Given instruction:
From the listing below, copy word for word every line starting at the one that includes "Clone this diagram in TikZ." and ending at the one that includes "(erz) at (360,788)"; the pictures are omitted.

[Entries with chart source code]
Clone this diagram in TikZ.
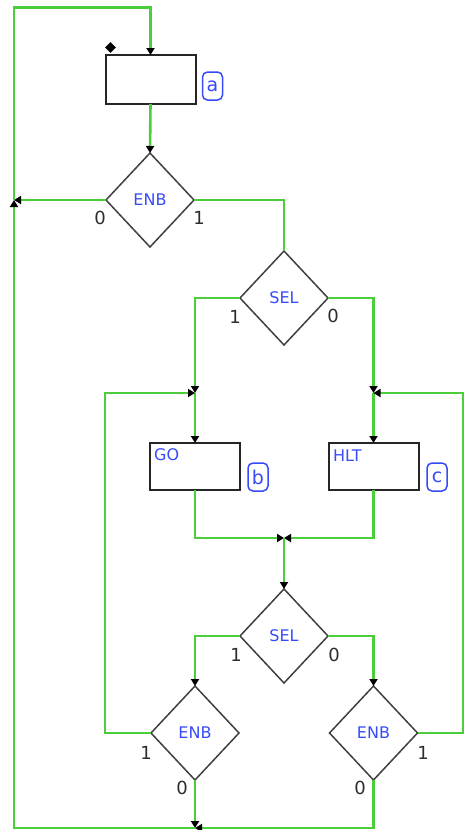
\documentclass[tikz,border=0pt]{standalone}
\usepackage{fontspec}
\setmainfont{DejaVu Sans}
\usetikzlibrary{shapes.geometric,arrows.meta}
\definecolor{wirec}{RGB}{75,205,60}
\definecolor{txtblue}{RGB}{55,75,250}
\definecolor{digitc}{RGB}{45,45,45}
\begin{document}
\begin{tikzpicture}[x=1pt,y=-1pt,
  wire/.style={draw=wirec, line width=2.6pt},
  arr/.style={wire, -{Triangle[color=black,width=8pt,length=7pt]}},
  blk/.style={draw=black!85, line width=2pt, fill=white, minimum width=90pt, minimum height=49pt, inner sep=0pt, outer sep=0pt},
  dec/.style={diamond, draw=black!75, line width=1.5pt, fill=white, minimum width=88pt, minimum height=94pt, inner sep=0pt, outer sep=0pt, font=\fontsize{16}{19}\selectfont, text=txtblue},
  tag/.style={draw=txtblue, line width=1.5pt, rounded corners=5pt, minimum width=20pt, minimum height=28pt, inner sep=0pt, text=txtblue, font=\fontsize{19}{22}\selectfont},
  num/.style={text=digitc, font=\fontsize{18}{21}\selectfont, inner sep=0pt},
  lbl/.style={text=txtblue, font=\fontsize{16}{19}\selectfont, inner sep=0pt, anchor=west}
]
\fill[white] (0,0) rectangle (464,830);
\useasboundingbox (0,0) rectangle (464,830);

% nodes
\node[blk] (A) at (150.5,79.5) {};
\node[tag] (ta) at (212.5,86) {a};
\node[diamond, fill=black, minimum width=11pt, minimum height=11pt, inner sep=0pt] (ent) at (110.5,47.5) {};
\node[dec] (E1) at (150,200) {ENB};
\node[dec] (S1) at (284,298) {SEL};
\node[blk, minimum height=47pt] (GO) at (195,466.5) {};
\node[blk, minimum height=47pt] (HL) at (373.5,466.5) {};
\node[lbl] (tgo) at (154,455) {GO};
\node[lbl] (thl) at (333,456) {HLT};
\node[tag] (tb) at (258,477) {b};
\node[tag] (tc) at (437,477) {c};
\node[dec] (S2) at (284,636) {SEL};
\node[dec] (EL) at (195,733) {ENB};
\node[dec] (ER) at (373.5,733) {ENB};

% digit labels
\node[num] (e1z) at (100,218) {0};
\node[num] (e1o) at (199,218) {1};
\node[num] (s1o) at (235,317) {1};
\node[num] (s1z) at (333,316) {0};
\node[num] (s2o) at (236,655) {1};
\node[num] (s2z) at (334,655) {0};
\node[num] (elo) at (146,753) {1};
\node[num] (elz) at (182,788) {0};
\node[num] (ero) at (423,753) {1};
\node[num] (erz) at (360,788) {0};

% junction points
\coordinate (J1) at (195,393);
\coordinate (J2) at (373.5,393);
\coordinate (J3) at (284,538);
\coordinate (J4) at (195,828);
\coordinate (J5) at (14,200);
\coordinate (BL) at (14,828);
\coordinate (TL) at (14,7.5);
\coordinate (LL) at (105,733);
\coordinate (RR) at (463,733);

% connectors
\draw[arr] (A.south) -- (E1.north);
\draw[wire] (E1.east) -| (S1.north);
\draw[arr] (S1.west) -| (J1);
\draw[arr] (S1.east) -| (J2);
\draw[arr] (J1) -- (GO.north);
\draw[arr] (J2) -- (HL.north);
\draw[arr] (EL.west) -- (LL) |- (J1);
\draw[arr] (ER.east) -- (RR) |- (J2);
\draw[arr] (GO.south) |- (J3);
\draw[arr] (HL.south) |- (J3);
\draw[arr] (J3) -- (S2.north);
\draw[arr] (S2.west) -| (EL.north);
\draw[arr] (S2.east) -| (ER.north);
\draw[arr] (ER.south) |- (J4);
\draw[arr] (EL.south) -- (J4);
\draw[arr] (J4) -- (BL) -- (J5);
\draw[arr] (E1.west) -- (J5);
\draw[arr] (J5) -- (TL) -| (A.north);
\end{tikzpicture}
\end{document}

...

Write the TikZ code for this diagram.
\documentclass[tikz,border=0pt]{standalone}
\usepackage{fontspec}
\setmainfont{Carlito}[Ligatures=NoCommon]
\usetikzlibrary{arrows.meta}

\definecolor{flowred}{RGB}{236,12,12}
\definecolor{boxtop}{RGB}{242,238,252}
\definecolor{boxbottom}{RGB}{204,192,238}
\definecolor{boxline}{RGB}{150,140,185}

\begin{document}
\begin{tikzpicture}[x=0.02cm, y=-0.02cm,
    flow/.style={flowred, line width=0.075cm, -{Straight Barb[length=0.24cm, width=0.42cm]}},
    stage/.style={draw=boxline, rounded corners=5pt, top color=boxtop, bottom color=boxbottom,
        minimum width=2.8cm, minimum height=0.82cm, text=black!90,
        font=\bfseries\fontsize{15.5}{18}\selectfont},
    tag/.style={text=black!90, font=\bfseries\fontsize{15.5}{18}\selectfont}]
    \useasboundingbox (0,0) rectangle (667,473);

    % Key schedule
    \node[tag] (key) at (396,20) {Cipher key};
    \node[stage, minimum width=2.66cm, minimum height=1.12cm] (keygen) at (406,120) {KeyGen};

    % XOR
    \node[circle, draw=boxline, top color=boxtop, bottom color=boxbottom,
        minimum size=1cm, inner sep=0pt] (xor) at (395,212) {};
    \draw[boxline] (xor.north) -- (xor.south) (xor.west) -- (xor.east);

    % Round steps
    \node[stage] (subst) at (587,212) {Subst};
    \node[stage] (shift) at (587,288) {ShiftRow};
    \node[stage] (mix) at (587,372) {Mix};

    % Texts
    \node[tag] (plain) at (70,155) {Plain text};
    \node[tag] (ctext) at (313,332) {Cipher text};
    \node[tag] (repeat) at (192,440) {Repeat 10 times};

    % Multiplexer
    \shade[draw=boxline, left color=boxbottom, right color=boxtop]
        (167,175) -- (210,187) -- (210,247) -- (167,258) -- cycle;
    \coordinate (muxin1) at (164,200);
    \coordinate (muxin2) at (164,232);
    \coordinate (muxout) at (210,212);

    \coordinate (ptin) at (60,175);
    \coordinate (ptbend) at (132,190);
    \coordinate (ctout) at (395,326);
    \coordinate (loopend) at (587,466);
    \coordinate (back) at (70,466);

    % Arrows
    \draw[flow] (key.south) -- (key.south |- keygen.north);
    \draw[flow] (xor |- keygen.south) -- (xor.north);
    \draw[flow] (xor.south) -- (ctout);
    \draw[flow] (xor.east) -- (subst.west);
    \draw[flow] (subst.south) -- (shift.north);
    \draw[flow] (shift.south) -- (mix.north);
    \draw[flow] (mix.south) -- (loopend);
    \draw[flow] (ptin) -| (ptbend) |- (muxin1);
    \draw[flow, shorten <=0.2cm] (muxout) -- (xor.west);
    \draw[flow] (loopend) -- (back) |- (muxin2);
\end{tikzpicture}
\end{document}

Reply:
Clone this diagram in TikZ.
\documentclass[tikz,border=0pt]{standalone}
\usepackage{fontspec}
\setmainfont{DejaVu Sans}
\usetikzlibrary{shapes.geometric,arrows.meta}
\definecolor{wirec}{RGB}{75,205,60}
\definecolor{txtblue}{RGB}{55,75,250}
\definecolor{digitc}{RGB}{45,45,45}
\begin{document}
\begin{tikzpicture}[x=1pt,y=-1pt,
  wire/.style={draw=wirec, line width=2.6pt},
  arr/.style={wire, -{Triangle[color=black,width=8pt,length=7pt]}},
  blk/.style={draw=black!85, line width=2pt, fill=white, minimum width=90pt, minimum height=49pt, inner sep=0pt, outer sep=0pt},
  dec/.style={diamond, draw=black!75, line width=1.5pt, fill=white, minimum width=88pt, minimum height=94pt, inner sep=0pt, outer sep=0pt, font=\fontsize{16}{19}\selectfont, text=txtblue},
  tag/.style={draw=txtblue, line width=1.5pt, rounded corners=5pt, minimum width=20pt, minimum height=28pt, inner sep=0pt, text=txtblue, font=\fontsize{19}{22}\selectfont},
  num/.style={text=digitc, font=\fontsize{18}{21}\selectfont, inner sep=0pt},
  lbl/.style={text=txtblue, font=\fontsize{16}{19}\selectfont, inner sep=0pt, anchor=west}
]
\fill[white] (0,0) rectangle (464,830);
\useasboundingbox (0,0) rectangle (464,830);

% nodes
\node[blk] (A) at (150.5,79.5) {};
\node[tag] (ta) at (212.5,86) {a};
\node[diamond, fill=black, minimum width=11pt, minimum height=11pt, inner sep=0pt] (ent) at (110.5,47.5) {};
\node[dec] (E1) at (150,200) {ENB};
\node[dec] (S1) at (284,298) {SEL};
\node[blk, minimum height=47pt] (GO) at (195,466.5) {};
\node[blk, minimum height=47pt] (HL) at (373.5,466.5) {};
\node[lbl] (tgo) at (154,455) {GO};
\node[lbl] (thl) at (333,456) {HLT};
\node[tag] (tb) at (258,477) {b};
\node[tag] (tc) at (437,477) {c};
\node[dec] (S2) at (284,636) {SEL};
\node[dec] (EL) at (195,733) {ENB};
\node[dec] (ER) at (373.5,733) {ENB};

% digit labels
\node[num] (e1z) at (100,218) {0};
\node[num] (e1o) at (199,218) {1};
\node[num] (s1o) at (235,317) {1};
\node[num] (s1z) at (333,316) {0};
\node[num] (s2o) at (236,655) {1};
\node[num] (s2z) at (334,655) {0};
\node[num] (elo) at (146,753) {1};
\node[num] (elz) at (182,788) {0};
\node[num] (ero) at (423,753) {1};
\node[num] (erz) at (360,788) {0};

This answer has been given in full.